Short task: Leave out the pictures, and retype only the lines from the beginning of the material through the line that contains "(f2) at (960,801)", including both.

Data lines:
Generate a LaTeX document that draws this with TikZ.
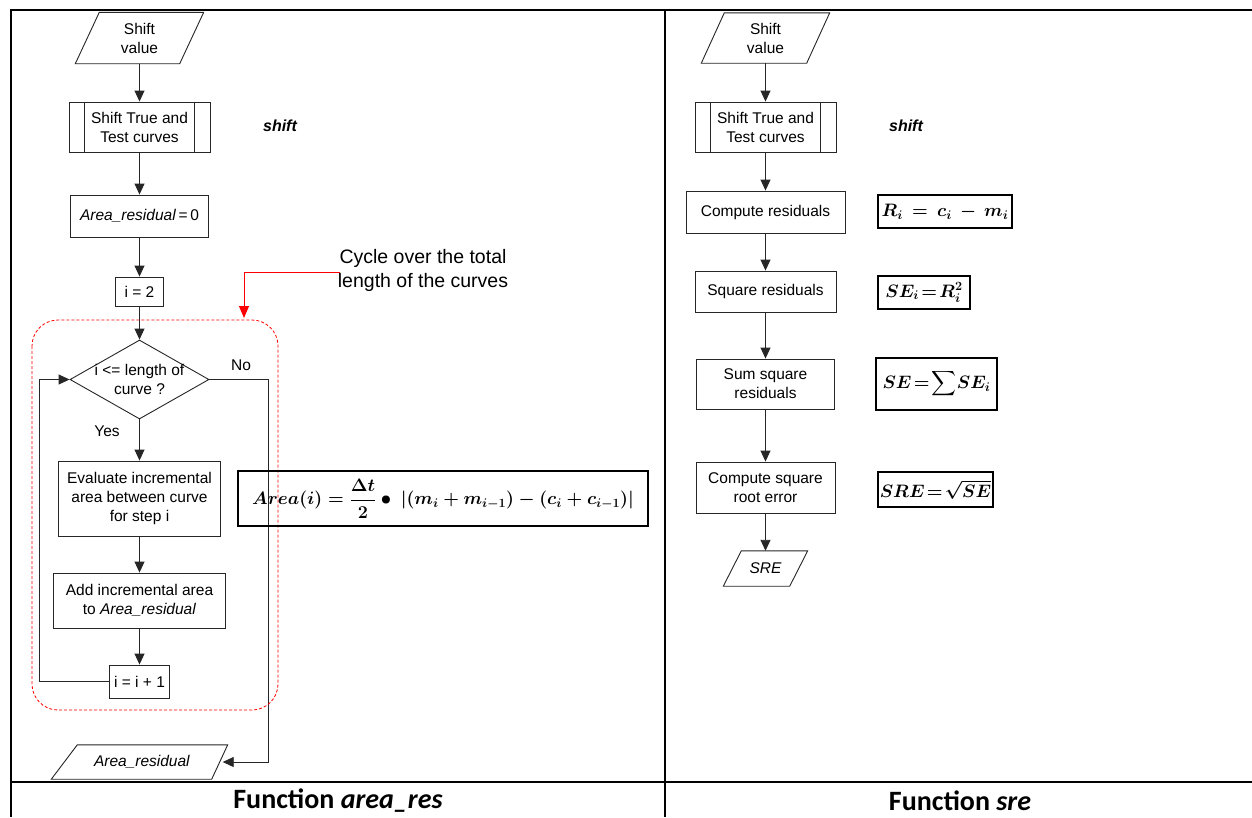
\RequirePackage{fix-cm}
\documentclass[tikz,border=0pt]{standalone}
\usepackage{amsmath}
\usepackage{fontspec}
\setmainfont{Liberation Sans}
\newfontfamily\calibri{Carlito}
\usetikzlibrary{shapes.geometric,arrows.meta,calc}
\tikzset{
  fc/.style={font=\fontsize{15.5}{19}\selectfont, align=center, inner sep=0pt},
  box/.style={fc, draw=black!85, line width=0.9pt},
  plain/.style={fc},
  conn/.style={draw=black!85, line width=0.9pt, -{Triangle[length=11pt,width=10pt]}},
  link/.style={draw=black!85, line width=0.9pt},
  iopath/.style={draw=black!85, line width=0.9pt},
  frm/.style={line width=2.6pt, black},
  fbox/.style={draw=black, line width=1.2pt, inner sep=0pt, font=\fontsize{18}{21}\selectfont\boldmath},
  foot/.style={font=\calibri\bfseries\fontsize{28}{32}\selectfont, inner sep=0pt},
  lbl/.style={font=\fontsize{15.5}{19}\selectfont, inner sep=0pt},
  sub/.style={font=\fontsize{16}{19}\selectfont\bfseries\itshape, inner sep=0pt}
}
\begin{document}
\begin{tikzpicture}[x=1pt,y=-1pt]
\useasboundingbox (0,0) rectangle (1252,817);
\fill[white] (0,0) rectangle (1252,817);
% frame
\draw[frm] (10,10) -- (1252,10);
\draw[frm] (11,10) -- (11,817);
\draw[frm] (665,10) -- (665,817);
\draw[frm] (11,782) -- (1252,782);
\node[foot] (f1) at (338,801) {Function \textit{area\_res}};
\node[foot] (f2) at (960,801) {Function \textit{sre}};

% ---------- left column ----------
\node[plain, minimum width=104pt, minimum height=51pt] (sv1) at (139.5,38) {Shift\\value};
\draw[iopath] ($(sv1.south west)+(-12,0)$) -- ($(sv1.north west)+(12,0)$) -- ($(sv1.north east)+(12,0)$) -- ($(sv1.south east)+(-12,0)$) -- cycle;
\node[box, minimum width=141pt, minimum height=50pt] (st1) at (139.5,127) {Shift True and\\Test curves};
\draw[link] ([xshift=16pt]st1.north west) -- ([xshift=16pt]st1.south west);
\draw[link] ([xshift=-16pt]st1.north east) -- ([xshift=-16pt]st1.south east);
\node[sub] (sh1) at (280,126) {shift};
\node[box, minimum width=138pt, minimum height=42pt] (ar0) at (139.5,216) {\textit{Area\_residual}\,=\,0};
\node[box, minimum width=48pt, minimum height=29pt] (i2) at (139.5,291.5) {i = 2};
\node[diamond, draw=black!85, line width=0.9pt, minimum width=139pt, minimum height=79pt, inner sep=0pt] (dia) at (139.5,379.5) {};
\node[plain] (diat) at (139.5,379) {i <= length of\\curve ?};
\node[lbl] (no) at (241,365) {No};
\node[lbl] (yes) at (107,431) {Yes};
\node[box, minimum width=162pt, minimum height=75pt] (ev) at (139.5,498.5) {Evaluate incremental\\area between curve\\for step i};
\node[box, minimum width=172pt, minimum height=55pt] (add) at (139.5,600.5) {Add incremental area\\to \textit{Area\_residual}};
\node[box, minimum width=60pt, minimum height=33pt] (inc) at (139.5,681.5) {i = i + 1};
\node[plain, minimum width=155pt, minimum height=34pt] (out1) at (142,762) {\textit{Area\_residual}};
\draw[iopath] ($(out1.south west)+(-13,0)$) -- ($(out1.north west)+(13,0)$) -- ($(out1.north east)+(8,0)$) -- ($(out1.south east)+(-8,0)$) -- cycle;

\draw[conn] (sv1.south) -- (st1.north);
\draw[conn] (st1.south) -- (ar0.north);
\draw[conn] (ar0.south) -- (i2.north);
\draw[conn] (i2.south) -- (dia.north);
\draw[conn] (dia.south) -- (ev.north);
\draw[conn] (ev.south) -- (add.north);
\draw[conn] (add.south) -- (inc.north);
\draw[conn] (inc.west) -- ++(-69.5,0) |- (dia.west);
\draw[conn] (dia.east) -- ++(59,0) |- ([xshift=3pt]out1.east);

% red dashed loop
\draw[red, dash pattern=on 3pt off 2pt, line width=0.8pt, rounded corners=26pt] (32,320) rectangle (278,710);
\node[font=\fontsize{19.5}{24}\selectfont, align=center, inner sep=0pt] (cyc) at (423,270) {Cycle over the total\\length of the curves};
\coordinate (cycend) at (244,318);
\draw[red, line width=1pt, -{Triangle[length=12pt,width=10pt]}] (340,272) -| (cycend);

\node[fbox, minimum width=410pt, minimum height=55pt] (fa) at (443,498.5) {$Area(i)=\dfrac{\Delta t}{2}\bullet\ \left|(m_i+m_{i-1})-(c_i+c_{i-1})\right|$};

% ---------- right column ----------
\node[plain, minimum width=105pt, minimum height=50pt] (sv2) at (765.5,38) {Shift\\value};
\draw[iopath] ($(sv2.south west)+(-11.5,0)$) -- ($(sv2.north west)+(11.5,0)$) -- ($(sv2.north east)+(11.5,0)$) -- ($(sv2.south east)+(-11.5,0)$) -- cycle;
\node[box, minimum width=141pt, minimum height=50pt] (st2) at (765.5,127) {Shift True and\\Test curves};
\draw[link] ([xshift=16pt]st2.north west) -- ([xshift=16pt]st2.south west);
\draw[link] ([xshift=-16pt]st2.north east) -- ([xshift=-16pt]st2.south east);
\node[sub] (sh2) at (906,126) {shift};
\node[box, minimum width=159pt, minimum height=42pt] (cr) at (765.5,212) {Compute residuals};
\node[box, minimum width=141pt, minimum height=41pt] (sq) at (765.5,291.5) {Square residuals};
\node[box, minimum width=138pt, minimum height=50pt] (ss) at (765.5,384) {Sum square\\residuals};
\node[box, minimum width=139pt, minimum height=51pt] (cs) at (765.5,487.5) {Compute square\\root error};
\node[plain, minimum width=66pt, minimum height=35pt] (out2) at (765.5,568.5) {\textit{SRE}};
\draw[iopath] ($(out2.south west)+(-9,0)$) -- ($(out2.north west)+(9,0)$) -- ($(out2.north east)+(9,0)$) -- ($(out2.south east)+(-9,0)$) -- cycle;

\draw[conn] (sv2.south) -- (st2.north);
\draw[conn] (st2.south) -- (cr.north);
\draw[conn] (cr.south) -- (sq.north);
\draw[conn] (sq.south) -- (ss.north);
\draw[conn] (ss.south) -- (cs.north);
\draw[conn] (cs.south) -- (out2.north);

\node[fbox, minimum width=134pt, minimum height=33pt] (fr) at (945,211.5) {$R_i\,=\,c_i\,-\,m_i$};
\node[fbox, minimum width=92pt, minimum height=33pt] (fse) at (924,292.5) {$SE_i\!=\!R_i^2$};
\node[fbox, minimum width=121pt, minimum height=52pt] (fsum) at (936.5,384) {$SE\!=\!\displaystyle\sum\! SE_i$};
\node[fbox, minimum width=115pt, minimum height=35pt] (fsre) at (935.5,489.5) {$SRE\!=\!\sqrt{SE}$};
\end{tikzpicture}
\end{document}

Written response:
Generate a LaTeX document that draws this with TikZ.
\RequirePackage{fix-cm}
\documentclass[tikz,border=0pt]{standalone}
\usepackage{amsmath}
\usepackage{fontspec}
\setmainfont{Liberation Sans}
\newfontfamily\calibri{Carlito}
\usetikzlibrary{shapes.geometric,arrows.meta,calc}
\tikzset{
  fc/.style={font=\fontsize{15.5}{19}\selectfont, align=center, inner sep=0pt},
  box/.style={fc, draw=black!85, line width=0.9pt},
  plain/.style={fc},
  conn/.style={draw=black!85, line width=0.9pt, -{Triangle[length=11pt,width=10pt]}},
  link/.style={draw=black!85, line width=0.9pt},
  iopath/.style={draw=black!85, line width=0.9pt},
  frm/.style={line width=2.6pt, black},
  fbox/.style={draw=black, line width=1.2pt, inner sep=0pt, font=\fontsize{18}{21}\selectfont\boldmath},
  foot/.style={font=\calibri\bfseries\fontsize{28}{32}\selectfont, inner sep=0pt},
  lbl/.style={font=\fontsize{15.5}{19}\selectfont, inner sep=0pt},
  sub/.style={font=\fontsize{16}{19}\selectfont\bfseries\itshape, inner sep=0pt}
}
\begin{document}
\begin{tikzpicture}[x=1pt,y=-1pt]
\useasboundingbox (0,0) rectangle (1252,817);
\fill[white] (0,0) rectangle (1252,817);
% frame
\draw[frm] (10,10) -- (1252,10);
\draw[frm] (11,10) -- (11,817);
\draw[frm] (665,10) -- (665,817);
\draw[frm] (11,782) -- (1252,782);
\node[foot] (f1) at (338,801) {Function \textit{area\_res}};
\node[foot] (f2) at (960,801) {Function \textit{sre}};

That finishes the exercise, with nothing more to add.